EXERCISE DIRECTIONS = Track down the lines that contain "this" and copy them.

Records with drawing code
==============================

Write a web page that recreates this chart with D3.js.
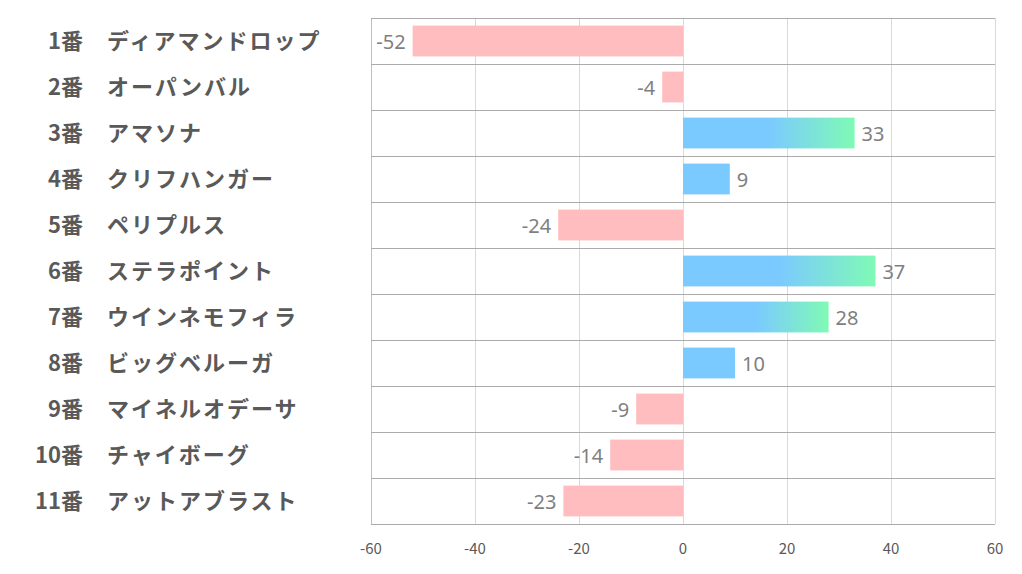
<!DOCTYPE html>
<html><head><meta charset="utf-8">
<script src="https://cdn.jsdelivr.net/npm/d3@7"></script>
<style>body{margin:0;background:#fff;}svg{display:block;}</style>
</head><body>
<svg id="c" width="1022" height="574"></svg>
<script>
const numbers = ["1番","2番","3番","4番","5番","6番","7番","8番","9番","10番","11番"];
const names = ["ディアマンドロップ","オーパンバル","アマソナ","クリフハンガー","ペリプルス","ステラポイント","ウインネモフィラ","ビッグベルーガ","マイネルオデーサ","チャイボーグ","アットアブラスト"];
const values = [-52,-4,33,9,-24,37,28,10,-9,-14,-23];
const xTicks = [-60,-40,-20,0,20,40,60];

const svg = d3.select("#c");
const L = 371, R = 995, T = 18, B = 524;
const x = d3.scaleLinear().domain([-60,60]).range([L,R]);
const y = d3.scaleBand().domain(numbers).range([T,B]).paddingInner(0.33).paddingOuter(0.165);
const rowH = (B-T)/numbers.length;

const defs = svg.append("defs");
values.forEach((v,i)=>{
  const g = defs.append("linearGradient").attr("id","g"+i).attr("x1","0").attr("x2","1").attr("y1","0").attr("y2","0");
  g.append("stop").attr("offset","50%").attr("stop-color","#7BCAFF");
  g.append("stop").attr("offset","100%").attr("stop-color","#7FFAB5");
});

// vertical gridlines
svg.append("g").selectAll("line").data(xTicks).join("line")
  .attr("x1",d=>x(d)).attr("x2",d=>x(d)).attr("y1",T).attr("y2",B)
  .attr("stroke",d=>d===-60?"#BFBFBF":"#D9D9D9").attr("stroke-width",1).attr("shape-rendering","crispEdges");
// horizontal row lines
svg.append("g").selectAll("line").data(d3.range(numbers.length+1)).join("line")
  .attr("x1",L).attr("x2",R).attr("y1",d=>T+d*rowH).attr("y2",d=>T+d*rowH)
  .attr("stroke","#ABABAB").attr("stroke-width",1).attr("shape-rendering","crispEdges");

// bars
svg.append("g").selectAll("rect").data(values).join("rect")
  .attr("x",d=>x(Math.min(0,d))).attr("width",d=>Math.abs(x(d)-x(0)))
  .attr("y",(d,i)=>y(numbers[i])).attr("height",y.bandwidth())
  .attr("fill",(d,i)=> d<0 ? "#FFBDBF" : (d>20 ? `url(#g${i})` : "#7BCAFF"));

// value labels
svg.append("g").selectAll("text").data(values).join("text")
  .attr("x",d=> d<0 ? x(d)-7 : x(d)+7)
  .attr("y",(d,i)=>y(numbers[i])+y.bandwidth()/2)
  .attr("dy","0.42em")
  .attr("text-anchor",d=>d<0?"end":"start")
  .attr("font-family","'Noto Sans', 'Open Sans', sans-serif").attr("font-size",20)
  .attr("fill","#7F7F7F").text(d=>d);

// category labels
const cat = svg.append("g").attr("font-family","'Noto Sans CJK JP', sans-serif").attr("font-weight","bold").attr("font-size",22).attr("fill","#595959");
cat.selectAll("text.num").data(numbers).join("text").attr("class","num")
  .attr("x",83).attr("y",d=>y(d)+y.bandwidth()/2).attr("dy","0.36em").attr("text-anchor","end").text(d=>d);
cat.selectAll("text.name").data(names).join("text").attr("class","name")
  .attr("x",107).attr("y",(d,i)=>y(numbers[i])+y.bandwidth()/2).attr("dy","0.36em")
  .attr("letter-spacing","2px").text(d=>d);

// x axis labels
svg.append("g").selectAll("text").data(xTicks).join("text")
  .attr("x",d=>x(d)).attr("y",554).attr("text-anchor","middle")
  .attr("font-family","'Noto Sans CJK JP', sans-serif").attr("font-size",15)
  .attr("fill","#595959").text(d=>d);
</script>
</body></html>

==============================

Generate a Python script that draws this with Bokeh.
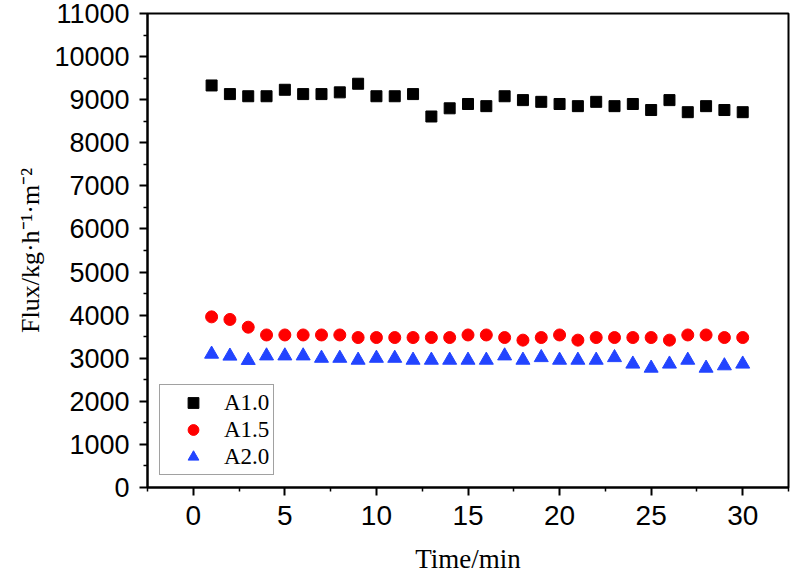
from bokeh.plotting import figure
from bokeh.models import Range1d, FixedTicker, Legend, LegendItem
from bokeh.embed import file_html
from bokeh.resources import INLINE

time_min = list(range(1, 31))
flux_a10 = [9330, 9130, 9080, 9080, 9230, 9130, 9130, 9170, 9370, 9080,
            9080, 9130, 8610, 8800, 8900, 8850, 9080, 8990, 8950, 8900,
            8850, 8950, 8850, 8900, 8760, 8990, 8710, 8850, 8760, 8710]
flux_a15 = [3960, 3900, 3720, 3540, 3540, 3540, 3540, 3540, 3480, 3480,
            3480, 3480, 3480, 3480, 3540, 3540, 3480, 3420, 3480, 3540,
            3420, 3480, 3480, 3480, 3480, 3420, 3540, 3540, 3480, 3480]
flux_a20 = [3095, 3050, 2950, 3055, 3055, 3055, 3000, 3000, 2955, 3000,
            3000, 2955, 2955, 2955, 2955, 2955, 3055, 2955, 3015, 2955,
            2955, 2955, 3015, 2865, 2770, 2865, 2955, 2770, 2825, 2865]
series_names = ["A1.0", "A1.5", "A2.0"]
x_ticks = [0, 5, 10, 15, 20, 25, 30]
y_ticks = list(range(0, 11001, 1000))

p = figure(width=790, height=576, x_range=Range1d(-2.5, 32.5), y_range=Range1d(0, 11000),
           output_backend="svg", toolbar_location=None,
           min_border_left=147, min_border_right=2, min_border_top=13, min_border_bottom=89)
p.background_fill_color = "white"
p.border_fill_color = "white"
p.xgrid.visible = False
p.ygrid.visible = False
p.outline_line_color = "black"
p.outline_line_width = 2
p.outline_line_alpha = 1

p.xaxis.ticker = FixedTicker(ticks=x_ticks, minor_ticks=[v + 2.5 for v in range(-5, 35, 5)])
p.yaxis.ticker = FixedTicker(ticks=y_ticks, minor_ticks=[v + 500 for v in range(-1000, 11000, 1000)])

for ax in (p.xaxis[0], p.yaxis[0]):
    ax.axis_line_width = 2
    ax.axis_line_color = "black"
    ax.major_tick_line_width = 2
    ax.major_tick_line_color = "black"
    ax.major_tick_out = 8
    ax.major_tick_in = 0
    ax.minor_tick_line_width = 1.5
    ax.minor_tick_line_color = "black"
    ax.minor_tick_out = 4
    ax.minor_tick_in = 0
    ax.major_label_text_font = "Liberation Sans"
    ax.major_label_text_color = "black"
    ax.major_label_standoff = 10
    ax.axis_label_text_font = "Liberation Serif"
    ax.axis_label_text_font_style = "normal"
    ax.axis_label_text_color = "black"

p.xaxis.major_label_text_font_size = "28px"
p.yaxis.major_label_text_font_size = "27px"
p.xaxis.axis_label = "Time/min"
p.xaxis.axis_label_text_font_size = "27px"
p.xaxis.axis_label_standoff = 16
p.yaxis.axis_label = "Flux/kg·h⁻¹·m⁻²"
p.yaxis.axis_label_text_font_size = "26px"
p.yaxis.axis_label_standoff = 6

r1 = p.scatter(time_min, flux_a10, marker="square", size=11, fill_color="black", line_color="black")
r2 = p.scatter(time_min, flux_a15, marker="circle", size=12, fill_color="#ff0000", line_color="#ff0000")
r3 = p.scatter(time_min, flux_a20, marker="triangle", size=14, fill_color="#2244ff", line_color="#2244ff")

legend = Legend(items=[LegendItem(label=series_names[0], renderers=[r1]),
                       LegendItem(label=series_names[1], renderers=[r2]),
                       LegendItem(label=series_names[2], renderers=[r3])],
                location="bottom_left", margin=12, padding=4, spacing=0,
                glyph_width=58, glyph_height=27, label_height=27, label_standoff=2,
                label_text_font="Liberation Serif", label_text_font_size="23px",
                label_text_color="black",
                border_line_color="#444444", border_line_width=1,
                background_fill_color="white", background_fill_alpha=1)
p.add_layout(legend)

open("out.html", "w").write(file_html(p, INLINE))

==============================

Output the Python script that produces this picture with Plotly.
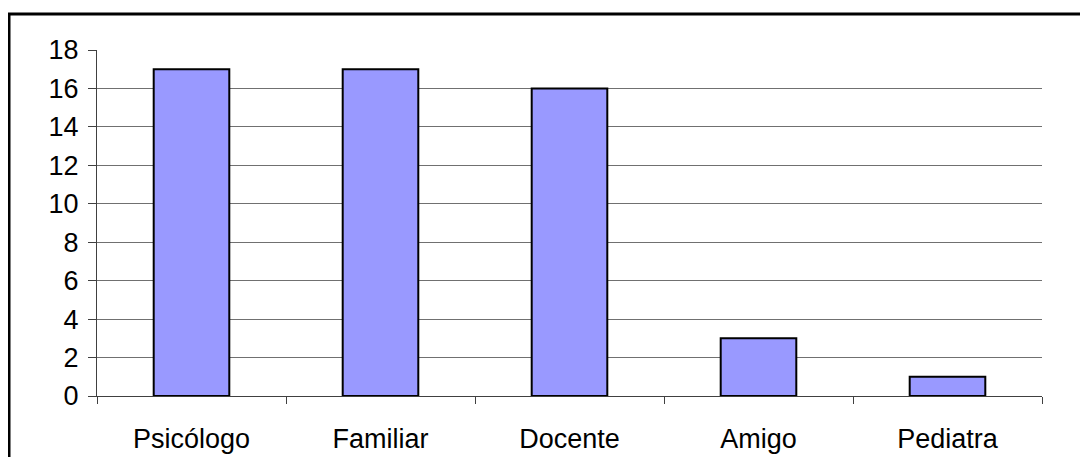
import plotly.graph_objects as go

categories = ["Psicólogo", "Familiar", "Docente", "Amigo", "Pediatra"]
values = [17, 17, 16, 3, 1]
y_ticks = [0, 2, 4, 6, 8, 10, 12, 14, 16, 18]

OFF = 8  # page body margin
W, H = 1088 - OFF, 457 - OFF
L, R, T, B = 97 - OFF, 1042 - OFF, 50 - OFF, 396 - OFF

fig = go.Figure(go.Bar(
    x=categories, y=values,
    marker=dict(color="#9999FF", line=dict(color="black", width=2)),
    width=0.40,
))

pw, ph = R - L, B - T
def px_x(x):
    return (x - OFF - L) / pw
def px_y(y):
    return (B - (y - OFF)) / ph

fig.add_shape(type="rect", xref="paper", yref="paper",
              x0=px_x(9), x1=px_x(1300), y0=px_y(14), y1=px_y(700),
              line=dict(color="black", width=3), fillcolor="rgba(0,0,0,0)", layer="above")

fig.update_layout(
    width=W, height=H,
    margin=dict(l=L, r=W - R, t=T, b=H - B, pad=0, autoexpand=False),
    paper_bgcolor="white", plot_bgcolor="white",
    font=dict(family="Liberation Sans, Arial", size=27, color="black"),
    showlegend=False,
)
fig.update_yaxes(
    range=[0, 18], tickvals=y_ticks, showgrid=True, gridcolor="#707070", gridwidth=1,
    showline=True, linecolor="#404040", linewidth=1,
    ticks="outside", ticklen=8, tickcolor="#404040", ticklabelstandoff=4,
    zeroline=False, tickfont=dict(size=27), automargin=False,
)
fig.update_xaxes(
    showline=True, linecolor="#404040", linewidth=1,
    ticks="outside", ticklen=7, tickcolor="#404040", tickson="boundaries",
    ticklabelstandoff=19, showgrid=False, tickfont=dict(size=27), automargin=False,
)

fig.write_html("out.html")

==============================

WRITTEN RESPONSE =
Write a web page that recreates this chart with D3.js.
Generate a Python script that draws this with Bokeh.
Output the Python script that produces this picture with Plotly.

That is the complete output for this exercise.